You need to determine your quality requirements and communicate them to the manufacturer. The manufacturer will then examine them, refer to past performance, discuss with their Quality Control Department, discuss with their Production Department, and then send their feedback to you. You can then revise your quality requirements, and make a mutual agreement with the manufacturer about the AQL.

Maintaining an adequate standard of quality also costs effort.

How to control the quality

Quality control is practiced right from the initial stage of sourcing materials to the stage of the final finished garment. Quality involves fabric, accessories, construction, colorfastness, design, and the finished garment.

Typically, a number of products are picked at random and the quality requirements are checked. To control the quality a number of pre-determined parameters are checked. Below follows a range of standard parameters and defects that are examined before, during, and after the production.

No matter how many pieces you produce, 200 or 5000, you should together with the manufacturer decide how to go about quality control. Either totally by checking every single product or by spot-checking.

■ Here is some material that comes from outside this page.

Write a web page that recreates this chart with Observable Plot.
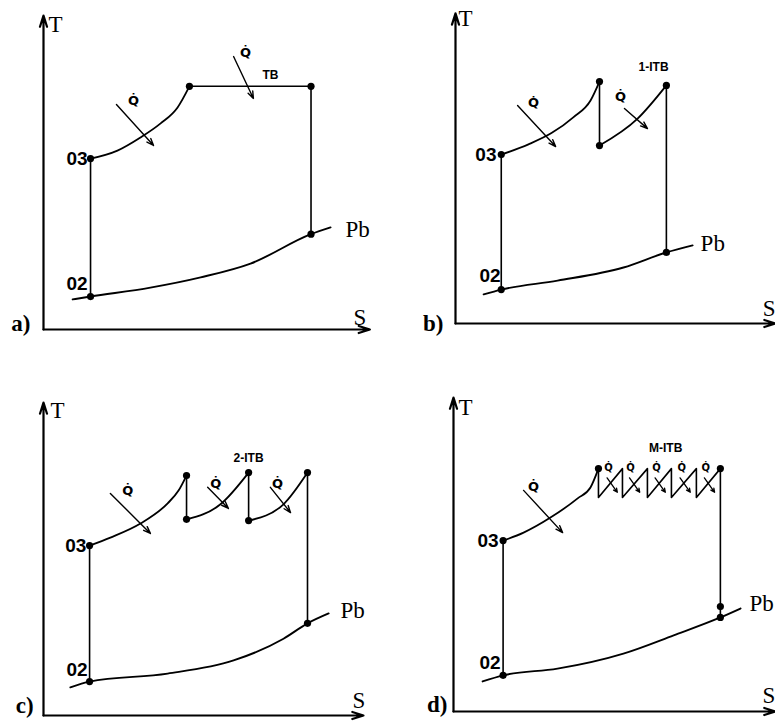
<!DOCTYPE html>
<html><head><meta charset="utf-8">
<script src="https://cdn.jsdelivr.net/npm/d3@7"></script>
<script src="https://cdn.jsdelivr.net/npm/@observablehq/plot@0.6"></script>
<style>
html,body{margin:0;padding:0;background:#fff;}
#wrap{position:relative;width:775px;height:721px;overflow:hidden;background:#fff;}
#wrap > svg{position:absolute;}
</style></head><body><div id="wrap"></div>
<script>
// ---- Panel a) : heat addition + constant-T burner (TB)
const aCurved = [[[1.47,5.34],[2.31,5.59],[3.03,6.0],[3.66,6.44],[4.19,6.94],[4.56,7.6]]];
const aStraight = [[[1.47,1.03],[1.47,5.34]], [[4.56,7.6],[8.36,7.6],[8.36,2.98]]];
const aPb = [[0.91,0.94],[1.47,1.03],[3.34,1.31],[4.91,1.63],[6.47,2.06],[8.36,2.98],[8.97,3.19]];
const aDots = [[1.47,5.34],[1.47,1.03],[4.56,7.6],[8.36,7.6],[8.36,2.98]];
const aArrows = [[2.28,7.03,3.44,5.75],[5.94,8.53,6.56,7.22]];
const aQ = [[2.81,7.16],[6.31,8.66]];
const aTags = [["TB",7.09,7.94]];
const aStates = [["03",1.38,5.34],["02",1.38,1.44]];

// ---- Panel b) : one inter-turbine burner
const bCurved = [[[1.43,5.28],[2.28,5.6],[3.0,5.95],[3.69,6.45],[4.22,6.97],[4.5,7.56]], [[4.5,5.56],[5.69,6.4],[6.59,7.44]]];
const bStraight = [[[1.43,1.06],[1.43,5.28]], [[4.5,7.56],[4.5,5.56]], [[6.59,7.44],[6.59,2.22]]];
const bPb = [[0.88,0.91],[1.43,1.06],[3.19,1.34],[5.25,1.75],[6.59,2.22],[7.41,2.44]];
const bDots = [[1.43,5.28],[1.43,1.06],[4.5,7.56],[4.5,5.56],[6.59,7.44],[6.59,2.22]];
const bArrows = [[1.94,6.81,3.13,5.53],[5.28,6.72,6.0,6.09]];
const bQ = [[2.44,6.9],[5.16,7.09]];
const bTags = [["1-ITB",6.19,8.0]];
const bStates = [["03",1.28,5.28],["02",1.41,1.5]];

// ---- Panel c) : two inter-turbine burners
const cCurved = [[[1.44,5.31],[2.09,5.56],[3.03,6.0],[3.88,6.63],[4.22,7.03],[4.47,7.5]], [[4.47,6.13],[5.53,6.6],[6.41,7.59]], [[6.41,6.09],[7.5,6.6],[8.25,7.59]]];
const cStraight = [[[1.44,1.06],[1.44,5.31]], [[4.47,7.5],[4.47,6.13]], [[6.41,7.59],[6.41,6.09]], [[8.25,7.59],[8.25,2.88]]];
const cPb = [[0.84,0.88],[1.44,1.06],[3.88,1.31],[5.94,1.72],[7.5,2.4],[8.25,2.88],[8.91,3.19]];
const cDots = [[1.44,5.31],[1.44,1.06],[4.47,7.5],[4.47,6.13],[6.41,7.59],[6.41,6.09],[8.25,7.59],[8.25,2.88]];
const cArrows = [[2.09,6.94,3.34,5.69],[5.13,7.13,5.78,6.47],[7.09,7.13,7.72,6.34]];
const cQ = [[2.63,7.03],[5.38,7.25],[7.31,7.25]];
const cTags = [["2-ITB",6.41,8.03]];
const cStates = [["03",1.34,5.31],["02",1.38,1.41]];

// ---- Panel d) : many inter-turbine burners
const dCurved = [[[1.55,5.34],[2.19,5.59],[3.03,6.06],[3.88,6.66],[4.28,7.0],[4.53,7.59]]];
const dStraight = [[[1.55,1.13],[1.55,5.34]], [[4.53,7.59],[4.53,6.69],[5.28,7.59],[5.28,6.69],[6.06,7.59],[6.06,6.69],[6.81,7.59],[6.81,6.69],[7.59,7.59],[7.59,6.69],[8.34,7.59],[8.34,2.94]]];
const dPb = [[0.91,0.94],[1.55,1.13],[3.25,1.34],[5.31,1.81],[6.88,2.38],[8.34,2.94],[8.97,3.22]];
const dDots = [[1.55,5.34],[1.55,1.13],[4.53,7.59],[8.34,7.59],[8.34,2.94],[8.34,3.28]];
const dArrows = [[2.19,6.91,3.41,5.59]];
const dSmallArrows = [[4.8,7.3,5.12,6.85],[5.5,7.3,5.82,6.85],[6.3,7.3,6.62,6.85],[7.08,7.3,7.4,6.85],[7.84,7.3,8.16,6.85]];
const dQ = [[2.5,7.03]];
const dSmallQ = [[4.84,7.63],[5.53,7.63],[6.34,7.63],[7.13,7.63],[7.88,7.63]];
const dTags = [["M-ITB",6.63,8.22]];
const dStates = [["03",1.41,5.34],["02",1.47,1.53]];

// ---- axis labels and extents per panel
const panelLetters = [["a)",-0.41,0.19],["b)",-0.38,0.0],["c)",-0.31,0.3],["d)",-0.19,0.2]];
const tLabels = [[0.16,9.53],[0.09,9.53],[0.22,9.53],[0.16,9.5]];
const sLabels = [[9.69,0.38],[9.6,0.47],[9.66,0.47],[9.66,0.5]];
const pbLabels = [[9.44,3.13],[7.66,2.5],[9.28,3.28],[9.25,3.38]];
const axisEnds = [[10.2,9.81],[10.0,9.69],[10.0,9.78],[10.06,9.81]];

const panels = [
  {curved:aCurved, straight:aStraight, pb:aPb, dots:aDots, arrows:aArrows, small:[], q:aQ, smallQ:[], tags:aTags, states:aStates, origin:[43,329]},
  {curved:bCurved, straight:bStraight, pb:bPb, dots:bDots, arrows:bArrows, small:[], q:bQ, smallQ:[], tags:bTags, states:bStates, origin:[455,323]},
  {curved:cCurved, straight:cStraight, pb:cPb, dots:cDots, arrows:cArrows, small:[], q:cQ, smallQ:[], tags:cTags, states:cStates, origin:[43,715]},
  {curved:dCurved, straight:dStraight, pb:dPb, dots:dDots, arrows:dArrows, small:dSmallArrows, q:dQ, smallQ:dSmallQ, tags:dTags, states:dStates, origin:[453,711]}
];

const ML = 45, MT = 12, MR = 20, MB = 14, SPAN = 320;
const flat = paths => paths.flatMap((path, i) => path.map(([s, t]) => ({s, t, k: i})));
const serif = "Liberation Serif, Times New Roman, serif";
const sans = "Liberation Sans, Arial, sans-serif";

const wrap = document.getElementById("wrap");
panels.forEach((p, i) => {
  const [sEnd, tEnd] = axisEnds[i];
  const svg = Plot.plot({
    width: ML + SPAN + MR, height: MT + SPAN + MB,
    marginLeft: ML, marginRight: MR, marginTop: MT, marginBottom: MB,
    x: {domain: [0, 10], axis: null},
    y: {domain: [0, 10], axis: null},
    style: {overflow: "visible", background: "transparent"},
    marks: [
      Plot.arrow([{x1: 0, y1: 0, x2: 0, y2: tEnd}, {x1: 0, y1: 0, x2: sEnd, y2: 0}],
        {x1: "x1", y1: "y1", x2: "x2", y2: "y2", stroke: "#000", strokeWidth: 2.2, headLength: 8, headAngle: 35}),
      Plot.line(flat(p.curved), {x: "s", y: "t", z: "k", curve: "monotone-x", stroke: "#000", strokeWidth: 1.8}),
      Plot.line(flat(p.straight), {x: "s", y: "t", z: "k", stroke: "#000", strokeWidth: 1.6}),
      Plot.line(p.pb, {x: d => d[0], y: d => d[1], curve: "monotone-x", stroke: "#000", strokeWidth: 1.9}),
      Plot.arrow(p.arrows, {x1: d => d[0], y1: d => d[1], x2: d => d[2], y2: d => d[3], stroke: "#000", strokeWidth: 1.4, headLength: 8, headAngle: 40}),
      Plot.arrow(p.small, {x1: d => d[0], y1: d => d[1], x2: d => d[2], y2: d => d[3], stroke: "#000", strokeWidth: 1.3, headLength: 5, headAngle: 50}),
      Plot.dot(p.dots, {x: d => d[0], y: d => d[1], r: 3.6, fill: "#000", stroke: null}),
      Plot.text(p.q, {x: d => d[0], y: d => d[1], text: () => "Q\u0307", fontFamily: "DejaVu Sans, sans-serif", fontSize: 13, fontWeight: "bold", fill: "#000"}),
      Plot.text(p.smallQ, {x: d => d[0], y: d => d[1], text: () => "Q\u0307", fontFamily: "DejaVu Sans, sans-serif", fontSize: 10, fontWeight: "bold", fill: "#000"}),
      Plot.text(p.tags, {x: d => d[1], y: d => d[2], text: d => d[0], fontFamily: sans, fontSize: 12, fontWeight: "bold", fill: "#000"}),
      Plot.text(p.states, {x: d => d[1], y: d => d[2], text: d => d[0], textAnchor: "end", fontFamily: sans, fontSize: 19, fontWeight: "bold", fill: "#000"}),
      Plot.text([tLabels[i]], {x: d => d[0], y: d => d[1], text: () => "T", textAnchor: "start", fontFamily: serif, fontSize: 23, fill: "#000"}),
      Plot.text([sLabels[i]], {x: d => d[0], y: d => d[1], text: () => "S", textAnchor: "start", fontFamily: serif, fontSize: 23, fill: "#000"}),
      Plot.text([pbLabels[i]], {x: d => d[0], y: d => d[1], text: () => "Pb", textAnchor: "start", fontFamily: serif, fontSize: 23, fill: "#000"}),
      Plot.text([panelLetters[i]], {x: d => d[1], y: d => d[2], text: d => d[0], textAnchor: "end", fontFamily: serif, fontSize: 23, fontWeight: "bold", fill: "#000"})
    ]
  });
  svg.style.left = (p.origin[0] - ML) + "px";
  svg.style.top = (p.origin[1] - SPAN - MT) + "px";
  wrap.appendChild(svg);
});
</script></body></html>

Use a Quality Control Specification Sheet. It should include the following:

Quality control before production – Materials

These parameters & defects are checked prior to cutting.

  • Shade Matching
  • Fabric Construction
  • GSM (grams per square metre)
  • Whales & courses if required
  • Diameter
  • Dyeing Levelness
  • Ecological parameters if required
  • Softness
  • Shrinkage
  • Matching of Rib, Collars & Cuffs
  • Fabric Holes
  • Vertical & Horizontal Stripes
  • Knitting defects such as missing loops, sinker lines, etc.
  • Bowing
  • Skewing
  • Yarn defects such as thick & thin places
  • Dirts & Stains

Quality control during production – Product making

These parameters & defects are checked during the making of the garment.

  • Verify cutting patterns
  • Cut components measurements
  • Cutting shapes
  • Fabric defects
  • Other specific parameters as required by the customers Rib, Collars & Cuffs matching
  • Stitching defects
  • Sewing threads matching
  • Dirts & Stains
  • Measurements
  • Labels
  • Trims & Accessories

Final quality control

These parameters & defects are checked during the making of the garment.

1. Packing & assortment

  • Wrong Model
  • Wrong Quantity
  • Missing labels & tags
  • Wrong Size & Colour assortment
  • Wrong Folding

2. Fabric defects

  • Wrong Shade
  • Uneven dyeing
  • Holes
  • Knitting stripes
  • Thick & Thin places
  • Dirt & Stains
  • Oil stains
  • Sinker line
  • Poor softness
  • Higher Shrinkage
  • Crease Marks

3. Workmanship defects

  • Open seam
  • Puckering
  • Needle holes & marks
  • Unbalanced sleeve edge
  • Unbalanced placket
  • Insecure shoulder stitch
  • Incorrect side shape
  • Bottom hem bowing
  • Uneven neck shape
  • Cross labels
  • Broken & Missing stitch
  • Unsecured buttons
  • Untrimmed threads & fabrics
  • Poor Ironing
  • Double stitch

4. General defects

  • Shade variation within the garment parts
  • Shade variation between the garments
  • Defective printing
  • Defective embroidery
  • Defective buttons

5. Measurement deviations

  • Garment length
  • Body width
  • Shoulder length
  • Arm hole
  • Arm Opening
  • Sleeve length
  • Placket length
  • Placket width
  • Neck width
  • Neck opening
  • Hemming width
  • Rib or Collar width

6. Sustainable parameters

On top of the parameters above, these can be relevant to you if you have a sustainable approach.

  • pH range
  • Formaldehyde levels
  • Extractable heavy metals
  • Chlorinated phenols ( PCP, TeCP)
  • Forbidden Amines of MAK III A1& A2 categories
  • Pesticides
  • Chlorinated Organic carriers
  • Biocide finishes
  • Flame retardant finishes
  • Colorfastness to Water
  • Colorfastness to acid & alkali perspiration
  • Colorfastness to wet & dry rubbing
  • Colorfastness to saliva
  • Emission of volatile chemicals
  • Other specific parameters as required by the customers

It is your responsibility to check the manufacturer’s work, while the goods are still in the factory, and specifically before the entire bulk production is made. It’s ideal to be present in the factory before they start sewing the full production run to make sure everything is as intended and if there are any problems they can be corrected at once. Include your quality requirements in your terms of agreement.

The above is only applicable to products but you should have quality standards for all aspect of your business.  E.g. customer service, shipping, returns etc.